• **Instructions to follow**
Write out the records beneath this line exactly as they appear, minus any images.

• **Dataset rows**
════════
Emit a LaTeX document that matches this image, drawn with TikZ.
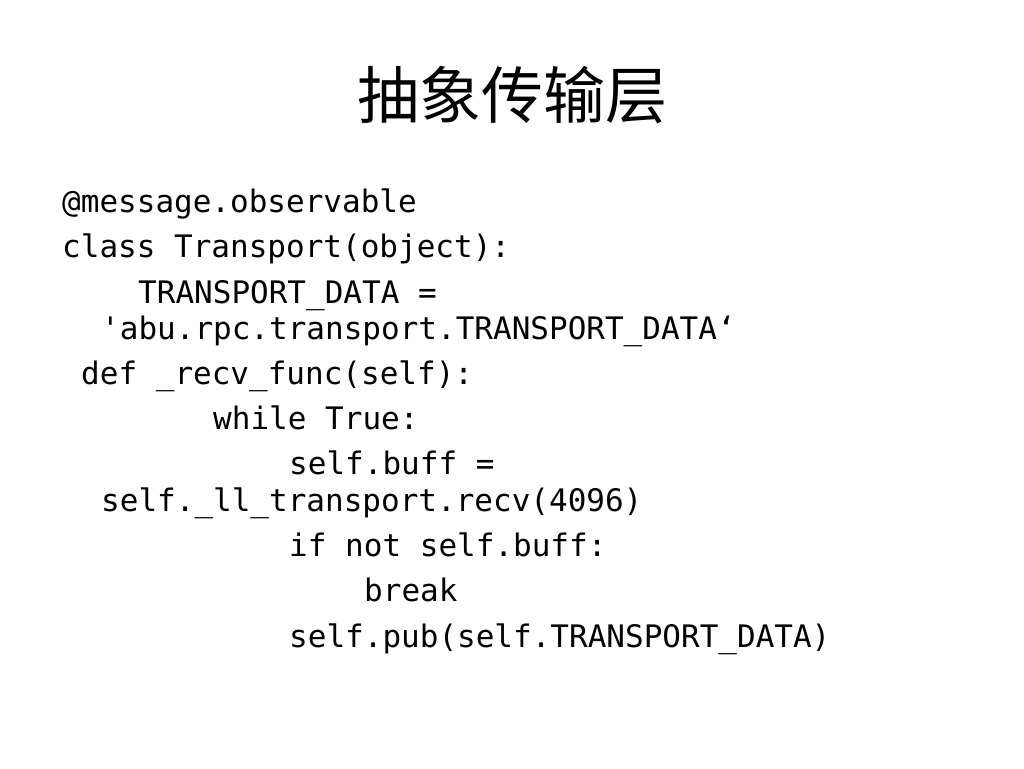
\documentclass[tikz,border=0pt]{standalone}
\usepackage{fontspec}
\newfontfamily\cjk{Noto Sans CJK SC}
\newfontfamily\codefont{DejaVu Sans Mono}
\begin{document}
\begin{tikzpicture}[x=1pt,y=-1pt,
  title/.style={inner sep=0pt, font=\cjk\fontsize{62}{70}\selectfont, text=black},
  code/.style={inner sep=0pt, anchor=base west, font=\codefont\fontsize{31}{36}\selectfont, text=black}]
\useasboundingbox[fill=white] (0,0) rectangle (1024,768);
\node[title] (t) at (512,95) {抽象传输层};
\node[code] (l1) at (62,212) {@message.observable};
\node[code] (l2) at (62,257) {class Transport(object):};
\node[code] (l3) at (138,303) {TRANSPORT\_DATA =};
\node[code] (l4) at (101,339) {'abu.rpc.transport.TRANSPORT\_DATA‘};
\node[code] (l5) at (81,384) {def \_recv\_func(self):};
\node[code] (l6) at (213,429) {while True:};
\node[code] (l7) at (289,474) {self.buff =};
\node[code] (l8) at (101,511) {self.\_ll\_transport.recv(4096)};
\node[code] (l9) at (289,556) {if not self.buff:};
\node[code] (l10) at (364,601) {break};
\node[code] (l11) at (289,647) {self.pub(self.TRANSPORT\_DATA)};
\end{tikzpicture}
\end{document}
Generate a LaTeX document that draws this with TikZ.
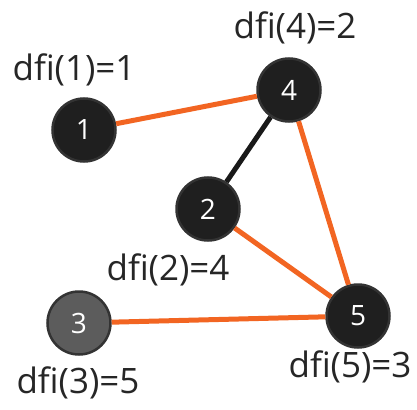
════════
• **Answer to the problem**
Emit a LaTeX document that matches this image, drawn with TikZ.
\documentclass[tikz,border=0pt]{standalone}
\usepackage{fontspec}
\newfontfamily\cjk{Noto Sans CJK SC}
\newfontfamily\codefont{DejaVu Sans Mono}
\begin{document}
\begin{tikzpicture}[x=1pt,y=-1pt,
  title/.style={inner sep=0pt, font=\cjk\fontsize{62}{70}\selectfont, text=black},
  code/.style={inner sep=0pt, anchor=base west, font=\codefont\fontsize{31}{36}\selectfont, text=black}]
\useasboundingbox[fill=white] (0,0) rectangle (1024,768);
\node[title] (t) at (512,95) {抽象传输层};
\node[code] (l1) at (62,212) {@message.observable};
\node[code] (l2) at (62,257) {class Transport(object):};
\node[code] (l3) at (138,303) {TRANSPORT\_DATA =};
\node[code] (l4) at (101,339) {'abu.rpc.transport.TRANSPORT\_DATA‘};
\node[code] (l5) at (81,384) {def \_recv\_func(self):};
\node[code] (l6) at (213,429) {while True:};
\node[code] (l7) at (289,474) {self.buff =};
\node[code] (l8) at (101,511) {self.\_ll\_transport.recv(4096)};
\node[code] (l9) at (289,556) {if not self.buff:};
\node[code] (l10) at (364,601) {break};
\node[code] (l11) at (289,647) {self.pub(self.TRANSPORT\_DATA)};
\end{tikzpicture}
\end{document}
Generate a LaTeX document that draws this with TikZ.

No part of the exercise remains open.